BEGIN

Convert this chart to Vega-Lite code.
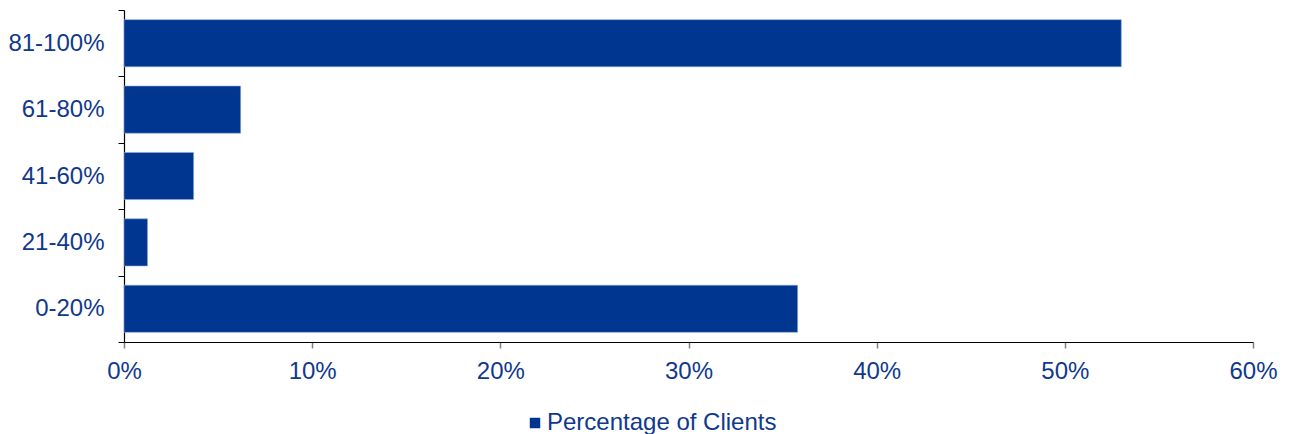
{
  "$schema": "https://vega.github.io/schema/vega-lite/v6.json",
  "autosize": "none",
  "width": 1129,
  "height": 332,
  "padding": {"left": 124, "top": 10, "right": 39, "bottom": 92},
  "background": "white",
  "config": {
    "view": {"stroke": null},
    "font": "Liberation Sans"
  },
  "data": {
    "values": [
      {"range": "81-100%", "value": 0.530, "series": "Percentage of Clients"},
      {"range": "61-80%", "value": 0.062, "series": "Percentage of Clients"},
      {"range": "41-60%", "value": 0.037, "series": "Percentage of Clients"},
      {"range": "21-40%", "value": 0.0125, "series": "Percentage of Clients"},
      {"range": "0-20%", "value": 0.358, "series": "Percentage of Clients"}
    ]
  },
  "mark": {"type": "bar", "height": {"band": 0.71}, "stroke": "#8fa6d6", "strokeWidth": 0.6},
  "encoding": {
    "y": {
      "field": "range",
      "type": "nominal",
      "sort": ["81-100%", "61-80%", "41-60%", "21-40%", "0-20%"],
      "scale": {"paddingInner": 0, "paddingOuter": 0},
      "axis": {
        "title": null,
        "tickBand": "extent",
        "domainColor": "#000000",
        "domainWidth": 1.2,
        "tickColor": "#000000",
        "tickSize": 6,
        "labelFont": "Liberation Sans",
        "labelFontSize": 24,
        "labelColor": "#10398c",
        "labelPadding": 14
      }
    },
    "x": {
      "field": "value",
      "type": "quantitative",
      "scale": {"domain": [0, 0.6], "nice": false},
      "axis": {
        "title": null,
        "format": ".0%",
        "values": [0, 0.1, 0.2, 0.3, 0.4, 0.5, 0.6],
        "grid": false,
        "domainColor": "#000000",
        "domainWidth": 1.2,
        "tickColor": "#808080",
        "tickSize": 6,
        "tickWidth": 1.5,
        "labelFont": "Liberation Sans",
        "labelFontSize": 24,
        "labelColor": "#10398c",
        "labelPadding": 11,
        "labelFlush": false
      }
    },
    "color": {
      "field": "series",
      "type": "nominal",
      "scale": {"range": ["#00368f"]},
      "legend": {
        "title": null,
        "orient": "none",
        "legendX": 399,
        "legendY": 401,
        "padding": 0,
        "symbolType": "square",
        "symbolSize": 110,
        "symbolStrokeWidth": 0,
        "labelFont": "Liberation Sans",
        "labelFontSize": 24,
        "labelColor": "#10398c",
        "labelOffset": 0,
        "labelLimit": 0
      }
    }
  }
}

END
BEGIN

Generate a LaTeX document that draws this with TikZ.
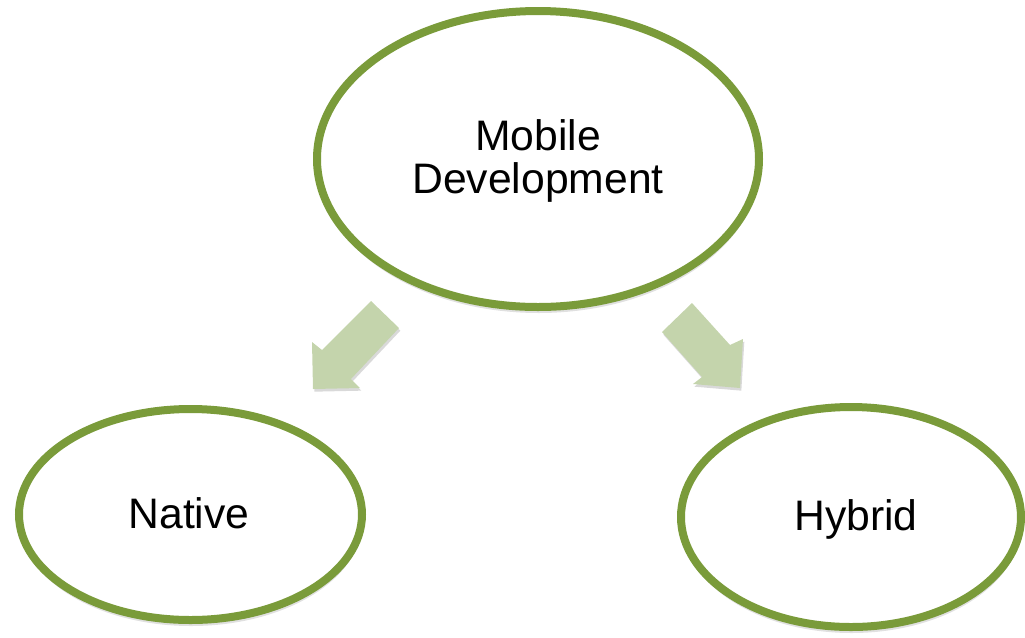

END

Exercise prompt
From the material, report only how many lines include the word "this".

Exercise result
2